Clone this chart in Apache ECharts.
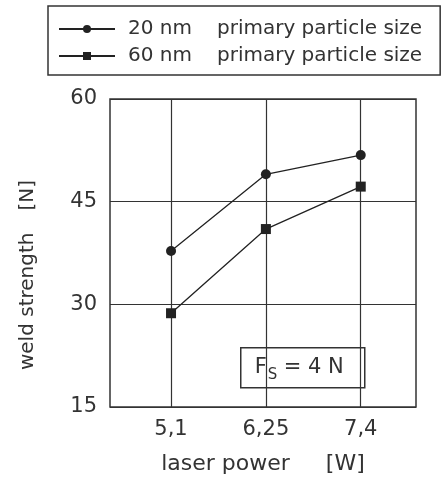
<!DOCTYPE html>
<html>
<head>
<meta charset="utf-8">
<script src="https://cdn.jsdelivr.net/npm/echarts@6/dist/echarts.min.js"></script>
<style>
  html, body { margin: 0; padding: 0; background: #fff; }
  #chart { width: 441px; height: 483px; }
</style>
</head>
<body>
<div id="chart"></div>
<script>
// Laser power settings (W) and measured weld strength (N)
const laserPower = [5.1, 6.25, 7.4];
const strength20nm = [37.8, 49.0, 51.8];
const strength60nm = [28.7, 41.0, 47.2];
const seriesNames = ['20 nm', '60 nm'];
const yTicks = [15, 30, 45, 60];

const ink = '#333';
const font = 'DejaVu Sans';

function pairs(xs, ys) {
  return xs.map((x, i) => [x, ys[i]]);
}

const chart = echarts.init(document.getElementById('chart'), null, { renderer: 'canvas' });

chart.setOption({
  backgroundColor: '#fff',
  animation: false,
  textStyle: { fontFamily: font, color: ink },
  legend: {
    orient: 'vertical',
    left: 48,
    top: 6,
    padding: [12, 18, 8, 10],
    itemGap: 5,
    itemWidth: 56,
    itemHeight: 10,
    borderColor: ink,
    borderWidth: 1.5,
    data: seriesNames,
    formatter: name => '{n|' + name + '}{p|primary particle size}',
    textStyle: {
      color: ink,
      lineHeight: 22,
      rich: {
        n: { fontFamily: font, fontSize: 20, color: ink, padding: [0, 0, 0, 8] },
        p: { fontFamily: font, fontSize: 20, color: ink, padding: [0, 0, 0, 25] }
      }
    }
  },
  grid: {
    left: 110,
    top: 99,
    width: 306,
    height: 308,
    show: true,
    borderColor: ink,
    borderWidth: 1.5,
    backgroundColor: 'transparent'
  },
  xAxis: {
    type: 'value',
    min: 4.36,
    max: 8.07,
    name: '{a|laser power}{b|[W]}',
    nameLocation: 'middle',
    nameGap: 46,
    nameTextStyle: {
      rich: {
        a: { fontFamily: font, fontSize: 22, color: ink },
        b: { fontFamily: font, fontSize: 22, color: ink, padding: [0, 0, 0, 36] }
      }
    },
    axisLine: { show: false },
    axisTick: { show: false },
    splitLine: { show: false },
    axisLabel: {
      customValues: laserPower,
      margin: 12,
      fontSize: 21,
      fontFamily: font,
      color: ink,
      formatter: v => String(v).replace('.', ',')
    }
  },
  yAxis: {
    type: 'value',
    min: yTicks[0],
    max: yTicks[yTicks.length - 1],
    interval: 15,
    name: '{a|weld strength}{b|[N]}',
    nameLocation: 'middle',
    nameRotate: 90,
    nameGap: 72,
    nameTextStyle: {
      padding: [0, 44, 0, 0],
      rich: {
        a: { fontFamily: font, fontSize: 20, color: ink },
        b: { fontFamily: font, fontSize: 20, color: ink, padding: [0, 0, 0, 22] }
      }
    },
    axisLine: { show: false },
    axisTick: { show: false },
    splitLine: { show: true, lineStyle: { color: ink, width: 1.2 } },
    axisLabel: {
      margin: 13,
      fontSize: 21,
      fontFamily: font,
      color: ink
    }
  },
  series: [
    {
      name: seriesNames[0],
      type: 'line',
      data: pairs(laserPower, strength20nm),
      symbol: 'circle',
      symbolSize: 10,
      itemStyle: { color: '#222' },
      lineStyle: { color: '#222', width: 1.3 },
      z: 5,
      markLine: {
        silent: true,
        symbol: 'none',
        label: { show: false },
        lineStyle: { color: ink, width: 1.2, type: 'solid' },
        data: laserPower.map(x => ({ xAxis: x })),
        z: 1
      }
    },
    {
      name: seriesNames[1],
      type: 'line',
      data: pairs(laserPower, strength60nm),
      symbol: 'rect',
      symbolSize: 10,
      itemStyle: { color: '#222' },
      lineStyle: { color: '#222', width: 1.3 },
      z: 5
    }
  ],
  graphic: [
    {
      type: 'group',
      left: 240,
      top: 347,
      z: 10,
      children: [
        {
          type: 'rect',
          shape: { x: 0, y: 0, width: 124, height: 40 },
          style: { fill: '#fff', stroke: ink, lineWidth: 1.5 }
        },
        {
          type: 'text',
          x: 14,
          y: 9,
          style: { text: 'F', font: '21px "DejaVu Sans"', fill: ink }
        },
        {
          type: 'text',
          x: 27,
          y: 20,
          style: { text: 'S', font: '15px "DejaVu Sans"', fill: ink }
        },
        {
          type: 'text',
          x: 43,
          y: 9,
          style: { text: '= 4 N', font: '21px "DejaVu Sans"', fill: ink }
        }
      ]
    }
  ]
});
</script>
</body>
</html>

-.-.-

Could you repeat all of the material exactly? Pictures should not be copied.

Clone this chart in Apache ECharts.
<!DOCTYPE html>
<html>
<head>
<meta charset="utf-8">
<script src="https://cdn.jsdelivr.net/npm/echarts@6/dist/echarts.min.js"></script>
<style>
  html, body { margin: 0; padding: 0; background: #fff; }
  #chart { width: 441px; height: 483px; }
</style>
</head>
<body>
<div id="chart"></div>
<script>
// Laser power settings (W) and measured weld strength (N)
const laserPower = [5.1, 6.25, 7.4];
const strength20nm = [37.8, 49.0, 51.8];
const strength60nm = [28.7, 41.0, 47.2];
const seriesNames = ['20 nm', '60 nm'];
const yTicks = [15, 30, 45, 60];

const ink = '#333';
const font = 'DejaVu Sans';

function pairs(xs, ys) {
  return xs.map((x, i) => [x, ys[i]]);
}

const chart = echarts.init(document.getElementById('chart'), null, { renderer: 'canvas' });

chart.setOption({
  backgroundColor: '#fff',
  animation: false,
  textStyle: { fontFamily: font, color: ink },
  legend: {
    orient: 'vertical',
    left: 48,
    top: 6,
    padding: [12, 18, 8, 10],
    itemGap: 5,
    itemWidth: 56,
    itemHeight: 10,
    borderColor: ink,
    borderWidth: 1.5,
    data: seriesNames,
    formatter: name => '{n|' + name + '}{p|primary particle size}',
    textStyle: {
      color: ink,
      lineHeight: 22,
      rich: {
        n: { fontFamily: font, fontSize: 20, color: ink, padding: [0, 0, 0, 8] },
        p: { fontFamily: font, fontSize: 20, color: ink, padding: [0, 0, 0, 25] }
      }
    }
  },
  grid: {
    left: 110,
    top: 99,
    width: 306,
    height: 308,
    show: true,
    borderColor: ink,
    borderWidth: 1.5,
    backgroundColor: 'transparent'
  },
  xAxis: {
    type: 'value',
    min: 4.36,
    max: 8.07,
    name: '{a|laser power}{b|[W]}',
    nameLocation: 'middle',
    nameGap: 46,
    nameTextStyle: {
      rich: {
        a: { fontFamily: font, fontSize: 22, color: ink },
        b: { fontFamily: font, fontSize: 22, color: ink, padding: [0, 0, 0, 36] }
      }
    },
    axisLine: { show: false },
    axisTick: { show: false },
    splitLine: { show: false },
    axisLabel: {
      customValues: laserPower,
      margin: 12,
      fontSize: 21,
      fontFamily: font,
      color: ink,
      formatter: v => String(v).replace('.', ',')
    }
  },
  yAxis: {
    type: 'value',
    min: yTicks[0],
    max: yTicks[yTicks.length - 1],
    interval: 15,
    name: '{a|weld strength}{b|[N]}',
    nameLocation: 'middle',
    nameRotate: 90,
    nameGap: 72,
    nameTextStyle: {
      padding: [0, 44, 0, 0],
      rich: {
        a: { fontFamily: font, fontSize: 20, color: ink },
        b: { fontFamily: font, fontSize: 20, color: ink, padding: [0, 0, 0, 22] }
      }
    },
    axisLine: { show: false },
    axisTick: { show: false },
    splitLine: { show: true, lineStyle: { color: ink, width: 1.2 } },
    axisLabel: {
      margin: 13,
      fontSize: 21,
      fontFamily: font,
      color: ink
    }
  },
  series: [
    {
      name: seriesNames[0],
      type: 'line',
      data: pairs(laserPower, strength20nm),
      symbol: 'circle',
      symbolSize: 10,
      itemStyle: { color: '#222' },
      lineStyle: { color: '#222', width: 1.3 },
      z: 5,
      markLine: {
        silent: true,
        symbol: 'none',
        label: { show: false },
        lineStyle: { color: ink, width: 1.2, type: 'solid' },
        data: laserPower.map(x => ({ xAxis: x })),
        z: 1
      }
    },
    {
      name: seriesNames[1],
      type: 'line',
      data: pairs(laserPower, strength60nm),
      symbol: 'rect',
      symbolSize: 10,
      itemStyle: { color: '#222' },
      lineStyle: { color: '#222', width: 1.3 },
      z: 5
    }
  ],
  graphic: [
    {
      type: 'group',
      left: 240,
      top: 347,
      z: 10,
      children: [
        {
          type: 'rect',
          shape: { x: 0, y: 0, width: 124, height: 40 },
          style: { fill: '#fff', stroke: ink, lineWidth: 1.5 }
        },
        {
          type: 'text',
          x: 14,
          y: 9,
          style: { text: 'F', font: '21px "DejaVu Sans"', fill: ink }
        },
        {
          type: 'text',
          x: 27,
          y: 20,
          style: { text: 'S', font: '15px "DejaVu Sans"', fill: ink }
        },
        {
          type: 'text',
          x: 43,
          y: 9,
          style: { text: '= 4 N', font: '21px "DejaVu Sans"', fill: ink }
        }
      ]
    }
  ]
});
</script>
</body>
</html>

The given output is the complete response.